3.75 pounds Tipo "00" flour
1 liter warm water
0.1 ounce fresh yeast
2.1 ounces salt
I just halved the recipe and mixed and kneaded it the normal way I used to do it before really researching anything, and the outcome was nice! For me at least.. It was the first official step in the direction I wanted to be heading toward. It was the first time my pies had leoparding and a nice puffy crust around the edge. I still need to fully understand how to push out the dough balls correctly. I read somewhere that you could practice the slapping technique with a damp towel, which sounds like a great idea and when I found out where I read about that I will make note of who wrote it and credit them of course. Anywho, my first batch of neapolitans using a recipe where decent for sure. By the way, I only hand mix because I cant afford a mixer right now, unless someone knows a good mixer thats not to costly! Any suggestions?

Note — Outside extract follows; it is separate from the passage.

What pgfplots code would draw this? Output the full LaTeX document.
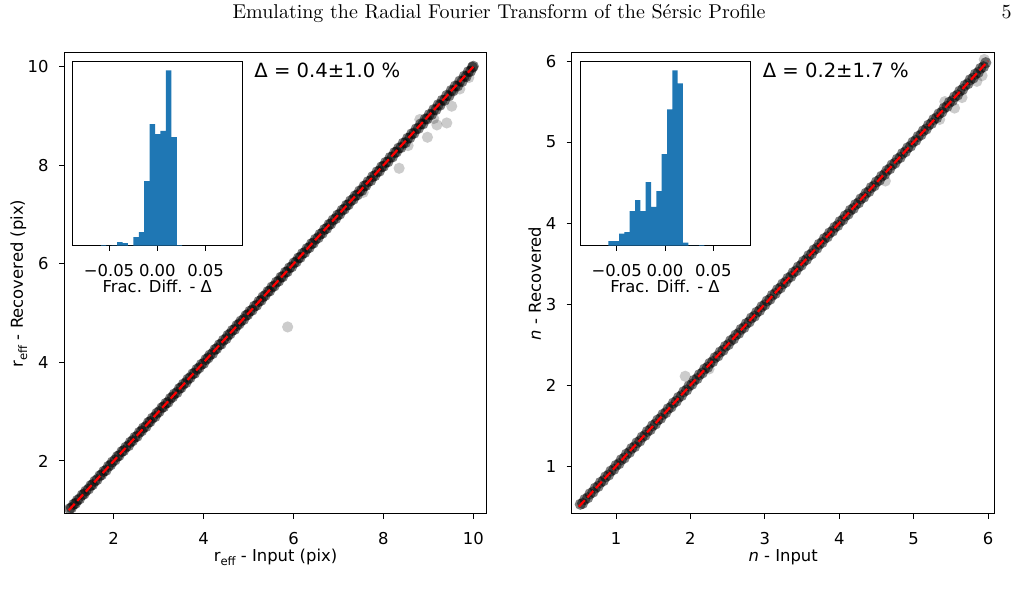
\documentclass[border=0pt]{standalone}
\usepackage{pgfplots}
\pgfplotsset{compat=1.18}
\usepackage{fontspec}
\newfontfamily\dv{DejaVu Sans}
\newcommand\tf{\fontsize{8.2pt}{9.5pt}\selectfont\dv}
\newcommand\af{\fontsize{9.8pt}{11.5pt}\selectfont\dv}
\newcommand\sub[1]{\raisebox{-0.45ex}{\fontsize{5.8pt}{7pt}\selectfont #1}}
\definecolor{tabblue}{HTML}{1F77B4}
\pgfplotsset{
  baseax/.style={scale only axis, anchor=south west, clip marker paths=true,
    axis line style={line width=0.5pt}, tick style={line width=0.5pt, black},
    tick align=outside, major tick length=2.5pt, xtick pos=left, ytick pos=left,
    scaled x ticks=false, scaled y ticks=false,
    /pgf/number format/assume math mode=true,
    xticklabel style={font=\tf, anchor=base, inner sep=0pt, yshift=-13pt},
    yticklabel style={font=\tf, anchor=east, inner sep=0pt, xshift=-5pt},
    label style={font=\tf}},
  mainax/.style={baseax, width=211.5pt, height=230.5pt,
    xlabel style={at={(axis description cs:0.5,-0.104)}, anchor=base},
  },
  insetax/.style={baseax, width=85pt, height=92pt, xmin=-0.088, xmax=0.088, ymin=0, ymax=553,
    ytick=\empty, xtick={-0.05,0,0.05}, xticklabels={−0.05,0.00,0.05},
    axis background/.style={fill=white},
    xlabel={Frac. Diff. - Δ},
    xlabel style={at={(axis description cs:0.5,-0.252)}, anchor=base}},
  pts/.style={only marks, mark=*, mark size=2.8pt, mark options={draw opacity=0, fill=black, fill opacity=0.5}},
  outl/.style={only marks, mark=*, mark size=2.8pt, mark options={draw opacity=0, fill=black, fill opacity=0.2}},
  oneone/.style={red, line width=1.1pt, dash pattern=on 4.4pt off 1.9pt},
  hist/.style={ybar interval, fill=tabblue, draw=none},
}
\begin{document}
\begin{tikzpicture}
\path[use as bounding box] (0,0) rectangle (509pt,296pt);
\node[anchor=base, inner sep=0pt, font=\fontsize{10pt}{12pt}\selectfont] at (249.5pt,286.5pt) {Emulating the Radial Fourier Transform of the Sérsic Profile};
\node[anchor=base east, inner sep=0pt, font=\fontsize{10pt}{12pt}\selectfont] at (506pt,286.5pt) {5};

% ---------------- left panel ----------------
\begin{axis}[mainax, at={(32pt,39pt)},
  xmin=0.894, xmax=10.305, ymin=0.924, ymax=10.28,
  xtick={2,4,6,8,10}, ytick={2,4,6,8,10},
  xlabel={r\sub{eff} - Input (pix)},
  ylabel={r\sub{eff} - Recovered (pix)},
  ylabel style={at={(axis description cs:-0.097,0.5)}, anchor=base, rotate=0}]
\addplot[pts] coordinates {
(1.02,1.03) (1.06,1.05) (1.11,1.12) (1.15,1.14) (1.19,1.20) (1.24,1.23) (1.30,1.31) (1.34,1.33) (1.38,1.39) (1.44,1.43)
(1.49,1.50) (1.53,1.52) (1.58,1.59) (1.63,1.62) (1.69,1.70) (1.73,1.72) (1.78,1.79) (1.83,1.81) (1.88,1.89) (1.93,1.92)
(1.97,1.98) (2.03,2.02) (2.08,2.09) (2.12,2.11) (2.18,2.19) (2.22,2.21) (2.27,2.28) (2.33,2.31) (2.37,2.38) (2.42,2.41)
(2.47,2.48) (2.52,2.50) (2.57,2.58) (2.62,2.61) (2.66,2.67) (2.72,2.70) (2.77,2.78) (2.81,2.80) (2.86,2.87) (2.92,2.90)
(2.96,2.97) (3.01,3.00) (3.07,3.08) (3.11,3.10) (3.16,3.17) (3.21,3.19) (3.26,3.27) (3.31,3.30) (3.35,3.36) (3.41,3.39)
(3.46,3.47) (3.50,3.49) (3.55,3.56) (3.61,3.59) (3.65,3.66) (3.70,3.69) (3.76,3.77) (3.80,3.78) (3.85,3.86) (3.90,3.89)
(3.95,3.96) (4.00,3.98) (4.05,4.06) (4.10,4.09) (4.14,4.15) (4.20,4.18) (4.25,4.26) (4.29,4.28) (4.35,4.36) (4.39,4.37)
(4.44,4.45) (4.50,4.48) (4.54,4.55) (4.59,4.58) (4.64,4.65) (4.69,4.67) (4.74,4.75) (4.79,4.78) (4.83,4.84) (4.89,4.87)
(4.94,4.95) (4.98,4.97) (5.03,5.04) (5.08,5.06) (5.13,5.14) (5.18,5.16) (5.23,5.24) (5.28,5.26) (5.32,5.33) (5.37,5.36)
(5.43,5.44) (5.47,5.45) (5.52,5.53) (5.57,5.55) (5.62,5.63) (5.67,5.65) (5.72,5.73) (5.76,5.74) (5.82,5.83) (5.86,5.84)
(5.91,5.92) (5.96,5.94) (6.01,6.02) (6.06,6.04) (6.11,6.12) (6.15,6.13) (6.20,6.21) (6.25,6.23) (6.30,6.31) (6.35,6.33)
(6.40,6.41) (6.44,6.42) (6.49,6.50) (6.55,6.53) (6.59,6.60) (6.64,6.62) (6.69,6.70) (6.74,6.72) (6.79,6.80) (6.83,6.81)
(6.88,6.89) (6.94,6.92) (6.98,6.99) (7.03,7.01) (7.08,7.09) (7.13,7.11) (7.18,7.19) (7.22,7.20) (7.27,7.28) (7.33,7.31)
(7.37,7.38) (7.42,7.40) (7.47,7.48) (7.52,7.49) (7.57,7.58) (7.61,7.59) (7.66,7.67) (7.72,7.69) (7.76,7.77) (7.81,7.79)
(7.86,7.87) (7.91,7.88) (7.96,7.97) (8.00,7.98) (8.05,8.06) (8.10,8.07) (8.15,8.16) (8.20,8.17) (8.25,8.26) (8.29,8.27)
(8.34,8.35) (8.39,8.36) (8.44,8.45) (8.49,8.46) (8.54,8.55) (8.59,8.56) (8.63,8.64) (8.68,8.65) (8.73,8.74) (8.78,8.75)
(8.83,8.84) (8.88,8.84) (8.93,8.94) (8.97,8.94) (9.02,9.03) (9.07,9.03) (9.12,9.13) (9.17,9.13) (9.22,9.23) (9.26,9.22)
(9.31,9.32) (9.36,9.32) (9.41,9.42) (9.46,9.41) (9.51,9.52) (9.55,9.51) (9.60,9.61) (9.65,9.61) (9.70,9.71) (9.75,9.70)
(9.80,9.81) (9.84,9.80) (9.89,9.90) (9.94,9.91) (9.98,9.99) (10.00,10.01)
};
\addplot[outl] coordinates {
(5.87,4.72) (8.35,7.94) (8.98,8.57) (9.41,8.86) (9.19,8.82) (9.52,9.20) (8.81,8.93) (9.12,8.95) (9.70,9.55) (9.90,9.78) (8.55,8.40) (7.55,7.45)
};
\addplot[oneone] coordinates {(1,1) (10,10)};
\end{axis}
\node[anchor=base west, inner sep=0pt, font=\af] at (127pt,257pt) {Δ = 0.4±1.0 \%};

\begin{axis}[insetax, at={(36.15pt,173.15pt)}]
\addplot[hist] coordinates {
(-0.0585,2) (-0.0529,0) (-0.0472,1) (-0.0416,11) (-0.0360,8) (-0.0304,0) (-0.0248,26) (-0.0192,41)
(-0.0136,194) (-0.0079,365) (-0.0023,335) (0.0033,345) (0.0089,527) (0.0146,326) (0.0202,2) (0.0258,0)
};
\end{axis}

% ---------------- right panel ----------------
\begin{axis}[mainax, at={(285.85pt,39pt)},
  xmin=0.404, xmax=6.09, ymin=0.41, ymax=6.1,
  xtick={1,2,3,4,5,6}, ytick={1,2,3,4,5,6},
  xlabel={\textit{n} - Input},
  ylabel={\textit{n} - Recovered},
  ylabel style={at={(axis description cs:-0.073,0.5)}, anchor=base, rotate=0}]
\addplot[pts] coordinates {
(0.52,0.53) (0.55,0.54) (0.58,0.59) (0.62,0.61) (0.65,0.66) (0.69,0.68) (0.72,0.73) (0.76,0.75) (0.79,0.80) (0.83,0.82)
(0.86,0.87) (0.90,0.89) (0.93,0.94) (0.97,0.96) (1.00,1.01) (1.04,1.03) (1.07,1.08) (1.11,1.10) (1.14,1.15) (1.18,1.17)
(1.21,1.22) (1.25,1.24) (1.28,1.29) (1.32,1.31) (1.35,1.36) (1.39,1.38) (1.42,1.43) (1.46,1.45) (1.49,1.50) (1.53,1.52)
(1.56,1.57) (1.60,1.59) (1.63,1.64) (1.67,1.66) (1.70,1.71) (1.74,1.73) (1.77,1.78) (1.81,1.80) (1.84,1.85) (1.88,1.87)
(1.91,1.92) (1.95,1.94) (1.98,1.99) (2.02,2.01) (2.05,2.06) (2.09,2.08) (2.12,2.13) (2.16,2.15) (2.19,2.20) (2.23,2.22)
(2.26,2.27) (2.30,2.29) (2.33,2.34) (2.37,2.36) (2.40,2.41) (2.44,2.43) (2.47,2.48) (2.51,2.50) (2.54,2.55) (2.58,2.57)
(2.61,2.62) (2.65,2.64) (2.68,2.69) (2.72,2.71) (2.75,2.76) (2.79,2.78) (2.82,2.83) (2.86,2.85) (2.89,2.90) (2.93,2.92)
(2.96,2.97) (3.00,2.99) (3.03,3.04) (3.07,3.06) (3.10,3.11) (3.14,3.13) (3.17,3.18) (3.21,3.20) (3.24,3.25) (3.28,3.27)
(3.31,3.32) (3.35,3.34) (3.38,3.39) (3.42,3.41) (3.45,3.46) (3.49,3.48) (3.52,3.53) (3.56,3.55) (3.59,3.60) (3.63,3.62)
(3.66,3.67) (3.70,3.69) (3.73,3.74) (3.77,3.76) (3.80,3.81) (3.84,3.83) (3.87,3.88) (3.91,3.90) (3.94,3.95) (3.98,3.97)
(4.01,4.02) (4.05,4.04) (4.08,4.09) (4.12,4.11) (4.15,4.16) (4.19,4.18) (4.22,4.23) (4.26,4.25) (4.29,4.30) (4.33,4.32)
(4.36,4.37) (4.40,4.39) (4.43,4.44) (4.47,4.46) (4.50,4.51) (4.54,4.53) (4.57,4.58) (4.61,4.60) (4.64,4.65) (4.68,4.67)
(4.71,4.72) (4.75,4.74) (4.78,4.79) (4.82,4.81) (4.85,4.86) (4.89,4.88) (4.92,4.93) (4.96,4.95) (4.99,5.00) (5.03,5.02)
(5.06,5.07) (5.10,5.09) (5.13,5.14) (5.17,5.16) (5.20,5.21) (5.24,5.23) (5.27,5.28) (5.31,5.30) (5.34,5.35) (5.38,5.37)
(5.41,5.42) (5.45,5.44) (5.48,5.49) (5.52,5.51) (5.55,5.56) (5.59,5.58) (5.62,5.63) (5.66,5.65) (5.69,5.70) (5.73,5.72)
(5.76,5.77) (5.80,5.79) (5.83,5.84) (5.87,5.86) (5.90,5.91) (5.94,5.93) (5.97,5.98)
};
\addplot[outl] coordinates {
(1.93,2.11) (5.55,5.42) (5.65,5.55) (5.85,5.75) (5.35,5.28) (5.42,5.50) (5.92,5.82) (5.95,6.02) (4.62,4.52) (2.25,2.20)
};
\addplot[oneone] coordinates {(0.5,0.5) (6,6)};
\end{axis}
\node[anchor=base west, inner sep=0pt, font=\af] at (381.2pt,257pt) {Δ = 0.2±1.7 \%};

\begin{axis}[insetax, at={(290pt,173.15pt)}]
\addplot[hist] coordinates {
(-0.0586,14) (-0.0531,14) (-0.0476,36) (-0.0420,41) (-0.0365,104) (-0.0310,137) (-0.0255,104) (-0.0200,191)
(-0.0145,117) (-0.0089,164) (-0.0034,275) (0.0021,410) (0.0076,527) (0.0131,488) (0.0186,9) (0.0242,0)
(0.0297,0) (0.0352,2) (0.0407,0)
};
\end{axis}
\end{tikzpicture}
\end{document}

I made the same recipe last night, but I made a full batch. After watching all of Pizzaiolo Pasquale's videos (the japanese guy) I got so many questions answered from watching his hand mixing videos!
I followed all of his steps, even when he mixed in a pinch of flour with the fresh yeast before he started the dough; which was unusual to me, because I remember seeing most people dissolve the yeast into water, but, I wanted to give it a shot! I mixed in a majority of the flour until it didnt mix anymore and then I hand kneaded it using my knuckles just like he did. I let it sit in bulk for an hour at room temp and I had an incredibly soft dough... It was so smooth and I was so happy! I made balls about 250-270g just so see which ones I would like more, I know the standard for the neapolitan is 250g but Omid told me Da Michele probably uses 270-280g and I would love to make a pizza that mimics what they do! After I balled them I put some flour on the bottom of a couple containers (I dont want to use any oil and I remember seeing pictures of Da Michele dough balls sitting on top of flour; so I wanted to try that out) and currently the balls are sitting at room temperature. I havent learned much about this process of how long the balls should sit for. Its odd because I watched some videos and a lot of people put there dough balls in the fridge after they let it bulk rise, but some guys on the forum do everything at room temperature.. Any body have any thoughts they would like to share with me on this? Because Im still confused about it.. But, yesterday with my first test dough I put a couple balls in the fridge and 1 sat at room temperature the whole time before the bake, and my favorite one was the room temperature pizza.. So Idk if it was just odds or what, but Im sure theres explanations.. Anywho, now I will wait.. And research and learn in the process! I would love for you guys to keep posting feedback and by my next bake I promise I will have pictures up!
Thanks so much guys! And please let me know your feelings on my first post that I edited!